Updated: October 1, 2016 1:20:04 am
October 2 marks the second anniversary of the Swachh Bharat Mission (SBM). Announcing a goal of eliminating open defecation by 2019 was a great idea, but now that we are 40 per cent through India’s flagship sanitation campaign, it is a good time to assess how much progress the SBM has made. Unfortunately, it is impossible to answer this question because the data simply do not exist. Although the Swachh Survekshan Report, released recently by the Ministry of Drinking Water and Sanitation, presents statistics claiming to report latrine use, the survey methodology is not credible. Surveyors did not ask a question that makes respondents feel comfortable saying they defecate in the open, and they did not ask about the behaviour of each individual in the household.
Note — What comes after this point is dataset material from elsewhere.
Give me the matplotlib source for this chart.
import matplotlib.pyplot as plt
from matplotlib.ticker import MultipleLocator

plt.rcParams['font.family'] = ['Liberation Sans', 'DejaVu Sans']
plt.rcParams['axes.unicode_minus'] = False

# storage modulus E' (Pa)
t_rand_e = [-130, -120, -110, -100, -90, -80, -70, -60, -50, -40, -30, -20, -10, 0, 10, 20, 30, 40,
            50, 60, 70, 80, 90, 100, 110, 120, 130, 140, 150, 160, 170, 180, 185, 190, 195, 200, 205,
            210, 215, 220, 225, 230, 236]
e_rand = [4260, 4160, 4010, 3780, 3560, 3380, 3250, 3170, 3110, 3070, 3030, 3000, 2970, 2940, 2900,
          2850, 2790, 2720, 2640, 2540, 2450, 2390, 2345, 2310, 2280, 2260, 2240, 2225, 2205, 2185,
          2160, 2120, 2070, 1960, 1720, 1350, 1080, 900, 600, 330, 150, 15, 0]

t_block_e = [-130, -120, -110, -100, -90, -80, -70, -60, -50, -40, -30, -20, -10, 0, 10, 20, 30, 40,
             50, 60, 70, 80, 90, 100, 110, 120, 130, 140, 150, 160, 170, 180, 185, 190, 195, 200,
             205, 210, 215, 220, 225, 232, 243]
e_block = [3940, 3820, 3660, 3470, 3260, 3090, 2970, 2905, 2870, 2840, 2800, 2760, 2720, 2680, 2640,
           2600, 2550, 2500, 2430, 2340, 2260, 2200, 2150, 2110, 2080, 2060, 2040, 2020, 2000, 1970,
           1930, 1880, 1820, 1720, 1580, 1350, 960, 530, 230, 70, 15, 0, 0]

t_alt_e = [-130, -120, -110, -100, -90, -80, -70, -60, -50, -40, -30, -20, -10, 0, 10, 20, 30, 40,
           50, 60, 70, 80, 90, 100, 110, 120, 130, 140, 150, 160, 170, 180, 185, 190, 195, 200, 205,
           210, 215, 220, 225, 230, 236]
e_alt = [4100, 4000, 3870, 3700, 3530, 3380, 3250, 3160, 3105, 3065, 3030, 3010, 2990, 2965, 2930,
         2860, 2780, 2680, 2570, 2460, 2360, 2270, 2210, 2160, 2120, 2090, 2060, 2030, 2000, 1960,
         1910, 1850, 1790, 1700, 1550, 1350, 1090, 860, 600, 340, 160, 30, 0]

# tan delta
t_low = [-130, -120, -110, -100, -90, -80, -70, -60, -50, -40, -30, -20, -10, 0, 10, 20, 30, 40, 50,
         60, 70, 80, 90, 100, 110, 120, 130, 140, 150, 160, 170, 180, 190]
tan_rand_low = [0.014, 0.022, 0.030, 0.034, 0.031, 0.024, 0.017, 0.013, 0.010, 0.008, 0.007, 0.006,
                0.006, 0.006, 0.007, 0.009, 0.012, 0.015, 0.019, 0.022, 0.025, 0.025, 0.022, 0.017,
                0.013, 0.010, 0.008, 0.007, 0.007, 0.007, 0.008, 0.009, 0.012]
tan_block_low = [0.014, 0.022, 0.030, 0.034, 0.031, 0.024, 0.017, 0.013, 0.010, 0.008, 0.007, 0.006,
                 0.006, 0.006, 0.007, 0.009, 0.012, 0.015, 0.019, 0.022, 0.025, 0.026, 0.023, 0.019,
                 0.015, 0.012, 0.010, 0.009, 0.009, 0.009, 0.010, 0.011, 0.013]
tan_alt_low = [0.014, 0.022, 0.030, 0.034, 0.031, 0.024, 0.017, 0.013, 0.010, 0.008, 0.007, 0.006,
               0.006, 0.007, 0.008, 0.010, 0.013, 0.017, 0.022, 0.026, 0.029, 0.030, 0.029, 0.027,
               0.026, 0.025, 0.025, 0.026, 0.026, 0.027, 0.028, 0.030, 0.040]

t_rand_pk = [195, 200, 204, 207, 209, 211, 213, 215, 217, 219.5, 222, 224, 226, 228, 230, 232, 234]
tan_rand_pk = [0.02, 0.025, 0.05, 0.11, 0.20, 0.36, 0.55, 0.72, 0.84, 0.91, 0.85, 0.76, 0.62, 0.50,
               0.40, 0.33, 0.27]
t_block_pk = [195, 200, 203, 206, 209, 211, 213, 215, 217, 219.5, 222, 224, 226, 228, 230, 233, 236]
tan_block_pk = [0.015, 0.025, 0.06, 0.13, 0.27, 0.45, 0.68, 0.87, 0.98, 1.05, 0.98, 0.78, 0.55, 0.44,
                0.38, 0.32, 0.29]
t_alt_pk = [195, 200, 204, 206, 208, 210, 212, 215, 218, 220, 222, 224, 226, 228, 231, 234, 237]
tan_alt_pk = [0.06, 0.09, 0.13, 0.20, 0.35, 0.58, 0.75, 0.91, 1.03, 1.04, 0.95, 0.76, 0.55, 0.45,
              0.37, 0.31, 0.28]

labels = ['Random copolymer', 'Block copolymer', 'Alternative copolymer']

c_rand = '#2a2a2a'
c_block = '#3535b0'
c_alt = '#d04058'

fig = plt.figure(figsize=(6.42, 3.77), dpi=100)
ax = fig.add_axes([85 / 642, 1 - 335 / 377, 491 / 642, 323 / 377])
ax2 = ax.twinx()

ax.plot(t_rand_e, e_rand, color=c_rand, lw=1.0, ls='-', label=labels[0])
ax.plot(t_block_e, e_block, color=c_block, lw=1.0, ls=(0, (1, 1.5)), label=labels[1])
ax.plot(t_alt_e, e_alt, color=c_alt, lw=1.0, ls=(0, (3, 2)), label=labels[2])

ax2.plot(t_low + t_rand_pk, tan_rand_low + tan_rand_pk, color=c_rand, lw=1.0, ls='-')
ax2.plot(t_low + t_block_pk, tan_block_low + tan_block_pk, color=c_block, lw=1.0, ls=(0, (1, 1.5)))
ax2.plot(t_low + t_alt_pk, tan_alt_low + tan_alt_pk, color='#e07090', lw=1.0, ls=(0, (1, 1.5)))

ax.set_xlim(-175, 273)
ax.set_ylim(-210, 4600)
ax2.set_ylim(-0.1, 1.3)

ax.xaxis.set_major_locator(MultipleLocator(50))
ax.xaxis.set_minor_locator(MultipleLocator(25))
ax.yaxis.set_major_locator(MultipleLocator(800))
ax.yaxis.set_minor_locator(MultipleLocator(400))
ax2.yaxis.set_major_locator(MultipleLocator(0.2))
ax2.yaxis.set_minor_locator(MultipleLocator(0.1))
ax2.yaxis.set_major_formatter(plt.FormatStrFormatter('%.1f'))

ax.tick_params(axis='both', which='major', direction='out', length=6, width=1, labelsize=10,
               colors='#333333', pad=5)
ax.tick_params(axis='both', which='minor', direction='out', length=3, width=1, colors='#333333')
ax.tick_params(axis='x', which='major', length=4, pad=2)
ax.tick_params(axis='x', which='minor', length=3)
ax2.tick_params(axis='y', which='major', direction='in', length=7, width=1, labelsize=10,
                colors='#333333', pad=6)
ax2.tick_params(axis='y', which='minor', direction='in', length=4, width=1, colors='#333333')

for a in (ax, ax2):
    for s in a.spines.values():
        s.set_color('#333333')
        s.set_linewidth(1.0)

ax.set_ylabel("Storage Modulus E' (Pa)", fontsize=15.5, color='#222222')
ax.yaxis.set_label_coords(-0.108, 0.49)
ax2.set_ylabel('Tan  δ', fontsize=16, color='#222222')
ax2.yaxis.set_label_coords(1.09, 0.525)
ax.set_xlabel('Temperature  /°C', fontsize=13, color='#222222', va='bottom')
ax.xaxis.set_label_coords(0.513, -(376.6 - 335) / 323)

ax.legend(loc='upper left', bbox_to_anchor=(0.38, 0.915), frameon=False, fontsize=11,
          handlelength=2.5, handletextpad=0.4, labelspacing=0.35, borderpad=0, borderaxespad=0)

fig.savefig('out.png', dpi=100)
Despite the provision of a periodic latrine use survey in the SBM policy guidelines, we are no closer to understanding how many people defecate in the open. In the absence of this data, what can be used to measure progress? Accountability Initiative recently released a budget brief tracking SBM allocations and expenditures. They find that from fiscal year 2014-2015, when the SBM started, to fiscal year 2016-2017, allocations to SBM more than tripled.
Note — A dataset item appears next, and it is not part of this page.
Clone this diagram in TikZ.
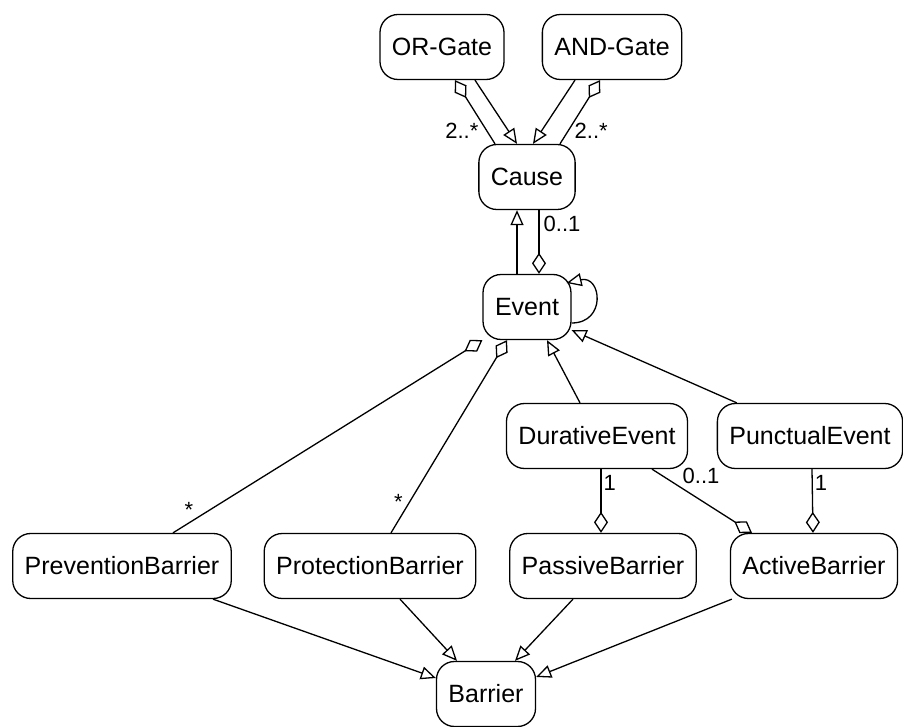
\documentclass[tikz,border=0pt]{standalone}
\usepackage{fontspec}
\setmainfont{Liberation Sans}
\usetikzlibrary{arrows.meta,positioning}

\begin{document}
\begin{tikzpicture}[x=1pt,y=-1pt,line width=1.3pt,
		cls/.style={draw,rounded corners=18pt,minimum height=65pt,inner xsep=12pt,font=\fontsize{25}{30}\selectfont},
		gen/.style={-{Triangle[open,length=15pt,width=13pt]}},
		agg/.style={{Diamond[open,length=21pt,width=14pt]}-},
		mult/.style={font=\fontsize{22}{26}\selectfont,inner sep=2pt}]
		\useasboundingbox (0,0) rectangle (903,727);
		\node[cls] (orgate) at (442,47) {OR-Gate};
		\node[cls] (andgate) at (612,47) {AND-Gate};
		\node[cls] (cause) at (527,177) {Cause};
		\node[cls] (event) at (527,307) {Event};
		\node[cls] (durative) at (597,436) {DurativeEvent};
		\node[cls] (punctual) at (810,436) {PunctualEvent};
		\node[cls] (prevention) at (122,566) {PreventionBarrier};
		\node[cls] (protection) at (370,566) {ProtectionBarrier};
		\node[cls] (passive) at (603,566) {PassiveBarrier};
		\node[cls] (active) at (814,566) {ActiveBarrier};
		\node[cls] (barrier) at (486,694) {Barrier};
		% gates
		\path[gen]
			([xshift=33pt]orgate.south) edge ([xshift=-10pt]cause.north)
			([xshift=-37pt]andgate.south) edge ([xshift=6pt]cause.north)
			([xshift=-10pt]event.north) edge ([xshift=-10pt]cause.south)
			([xshift=-17pt]durative.north) edge ([xshift=20pt]event.south)
			([xshift=20pt]punctual.north west) edge ([yshift=10pt]event.south east);
		\path[agg]
			([xshift=13pt]orgate.south) edge node[mult,pos=0.8,left,xshift=-6pt] {2..*} ([xshift=-32pt]cause.north)
			([xshift=-12pt]andgate.south) edge node[mult,pos=0.8,right,xshift=4pt] {2..*} ([xshift=33pt]cause.north)
			([xshift=12pt]event.north) edge node[mult,pos=0.78,right,xshift=2pt] {0..1} ([xshift=12pt]cause.south);
		\draw[gen] ([yshift=-16pt]event.east) .. controls +(35,0) and +(35,-8) .. ([xshift=-5pt,yshift=24pt]event.east);
		% barriers
		\path[agg]
			(event.south west) edge node[mult,pos=0.9,left,xshift=-8pt,yshift=4pt] {*} ([xshift=51pt]prevention.north)
			([xshift=-20pt]event.south) edge node[mult,pos=0.86,left,xshift=-2pt,yshift=4pt] {*} ([xshift=21pt]protection.north)
			([xshift=-2pt]passive.north) edge node[mult,pos=0.78,right] {1} ([xshift=4pt]durative.south)
			([xshift=-62pt]active.north) edge node[mult,pos=0.9,right,xshift=18pt] {0..1} ([xshift=55pt]durative.south)
			([xshift=-1pt]active.north) edge node[mult,pos=0.78,right] {1} ([xshift=2pt]punctual.south);
		\path[gen]
			([xshift=91pt]prevention.south) edge ([yshift=16pt]barrier.west)
			([xshift=30pt]protection.south) edge ([xshift=-29pt]barrier.north)
			([xshift=-30pt]passive.south) edge ([xshift=29pt]barrier.north)
			([xshift=2pt]active.south west) edge ([yshift=17pt]barrier.east);
	\end{tikzpicture}
\end{document}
Where is all of this money going? Sadly, most of it is going towards latrine construction, and very little towards
information, education, and communication (IEC), the headline for behaviour-change activities. The fraction of spending on IEC has actually fallen since the SBM started, from three per cent of total expenditure in 2014-2015 to one per cent in 2015-2016. This is troublesome given the reasons open defecation persists in rural India.
It is now well known that “untouchability” plays an important role in explaining open defecation. Several studies have found that many rural Indians associate emptying a latrine pit by hand with manual scavenging, work that Dalits have traditionally been compelled to do. In light of this situation, rural Indians do not want to use the kinds of latrines that require periodic manual pit emptying, like those promoted by the Indian government. That many rural Indians do not want the kinds of latrines promoted by the government suggests that IEC would have to be a key part of promoting latrine use in rural India. Unfortunately, it appears that the little attention paid to IEC activities translates into very low awareness of the goals of the SBM.
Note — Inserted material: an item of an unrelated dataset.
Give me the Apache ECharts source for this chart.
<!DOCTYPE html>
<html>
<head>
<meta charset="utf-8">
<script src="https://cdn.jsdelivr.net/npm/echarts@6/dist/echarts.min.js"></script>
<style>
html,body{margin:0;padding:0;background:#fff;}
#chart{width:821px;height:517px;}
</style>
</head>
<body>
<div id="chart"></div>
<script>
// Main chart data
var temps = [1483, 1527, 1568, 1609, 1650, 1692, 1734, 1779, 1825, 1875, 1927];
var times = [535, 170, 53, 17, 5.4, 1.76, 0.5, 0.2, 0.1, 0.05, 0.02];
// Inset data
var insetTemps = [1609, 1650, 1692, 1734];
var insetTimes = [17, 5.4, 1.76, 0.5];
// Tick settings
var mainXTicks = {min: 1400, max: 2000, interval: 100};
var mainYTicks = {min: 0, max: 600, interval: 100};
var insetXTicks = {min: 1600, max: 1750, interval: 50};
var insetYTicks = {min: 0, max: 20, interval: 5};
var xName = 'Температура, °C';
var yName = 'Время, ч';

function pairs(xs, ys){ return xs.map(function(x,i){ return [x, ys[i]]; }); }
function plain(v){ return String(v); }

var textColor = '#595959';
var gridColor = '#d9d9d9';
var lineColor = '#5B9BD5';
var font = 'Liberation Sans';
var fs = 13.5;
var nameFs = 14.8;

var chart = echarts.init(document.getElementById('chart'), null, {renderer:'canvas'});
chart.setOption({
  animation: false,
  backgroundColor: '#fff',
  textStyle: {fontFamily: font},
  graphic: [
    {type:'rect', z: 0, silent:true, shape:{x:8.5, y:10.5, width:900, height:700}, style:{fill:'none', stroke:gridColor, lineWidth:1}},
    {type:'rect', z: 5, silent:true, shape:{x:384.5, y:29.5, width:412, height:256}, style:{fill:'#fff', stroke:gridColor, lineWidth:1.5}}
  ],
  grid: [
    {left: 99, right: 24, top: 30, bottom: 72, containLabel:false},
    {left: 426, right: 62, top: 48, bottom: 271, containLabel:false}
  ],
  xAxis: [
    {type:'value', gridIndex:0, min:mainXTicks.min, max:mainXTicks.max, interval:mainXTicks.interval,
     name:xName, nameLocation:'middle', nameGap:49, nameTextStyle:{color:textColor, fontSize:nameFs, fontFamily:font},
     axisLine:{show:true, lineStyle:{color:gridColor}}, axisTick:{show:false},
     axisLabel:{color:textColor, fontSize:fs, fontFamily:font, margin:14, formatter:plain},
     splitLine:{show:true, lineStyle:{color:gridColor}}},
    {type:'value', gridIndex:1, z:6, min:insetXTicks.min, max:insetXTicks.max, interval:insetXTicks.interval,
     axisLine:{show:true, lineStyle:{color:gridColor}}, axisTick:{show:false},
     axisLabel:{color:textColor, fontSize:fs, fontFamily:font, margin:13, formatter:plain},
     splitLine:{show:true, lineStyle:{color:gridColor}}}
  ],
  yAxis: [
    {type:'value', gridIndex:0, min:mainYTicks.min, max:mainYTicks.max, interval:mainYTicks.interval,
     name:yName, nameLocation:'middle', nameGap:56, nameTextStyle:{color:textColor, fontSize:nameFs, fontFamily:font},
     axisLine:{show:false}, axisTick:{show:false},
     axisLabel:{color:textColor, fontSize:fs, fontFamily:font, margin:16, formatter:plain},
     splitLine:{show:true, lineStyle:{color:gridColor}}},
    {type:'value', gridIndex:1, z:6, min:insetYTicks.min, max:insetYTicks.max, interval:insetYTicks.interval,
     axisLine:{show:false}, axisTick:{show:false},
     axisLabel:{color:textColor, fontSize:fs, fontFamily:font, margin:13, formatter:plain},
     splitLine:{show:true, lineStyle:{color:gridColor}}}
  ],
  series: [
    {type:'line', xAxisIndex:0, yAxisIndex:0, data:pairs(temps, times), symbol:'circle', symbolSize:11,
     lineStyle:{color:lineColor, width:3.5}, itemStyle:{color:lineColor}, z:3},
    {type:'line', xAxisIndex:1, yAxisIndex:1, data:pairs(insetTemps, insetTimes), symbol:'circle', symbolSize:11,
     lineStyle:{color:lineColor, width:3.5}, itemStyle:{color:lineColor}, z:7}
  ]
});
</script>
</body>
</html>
We have been conducting a phone survey to understand awareness of the SBM. The survey applies the same techniques as leading surveys like the Gallup poll to produce samples representative of Delhi NCR and Uttar Pradesh. Over 2,500 people answered the survey over spring and summer 2016. One question asked respondents whether they had heard of the SBM. Sixty-two per cent of people in Delhi NCR and 40 per cent of people in UP claimed that they had.
To those who claimed they had heard of the SBM, we asked a follow-up question: What do you think the SBM does? Most people thought the goal of the SBM was general cleanliness of houses and public spaces. There was little awareness that an important goal of the SBM is to eliminate open defecation: Only five per cent of respondents in Delhi NCR and three per cent of respondents in UP mentioned that the SBM has something to do with latrines. If it is true that almost nobody knows what the SBM is actually for in the state where almost 20 per cent of India’s open defecators live, then any nominal IEC efforts are woefully inefficient.
At its current rate of progress, the SBM is unlikely to achieve the elimination of open defecation. Can policymakers change people’s behaviour by tackling the casteism and norms of purity and pollution that cause open defecation to persist? Or will we waste three more years, crores of rupees and the lives of hundreds of thousands of children?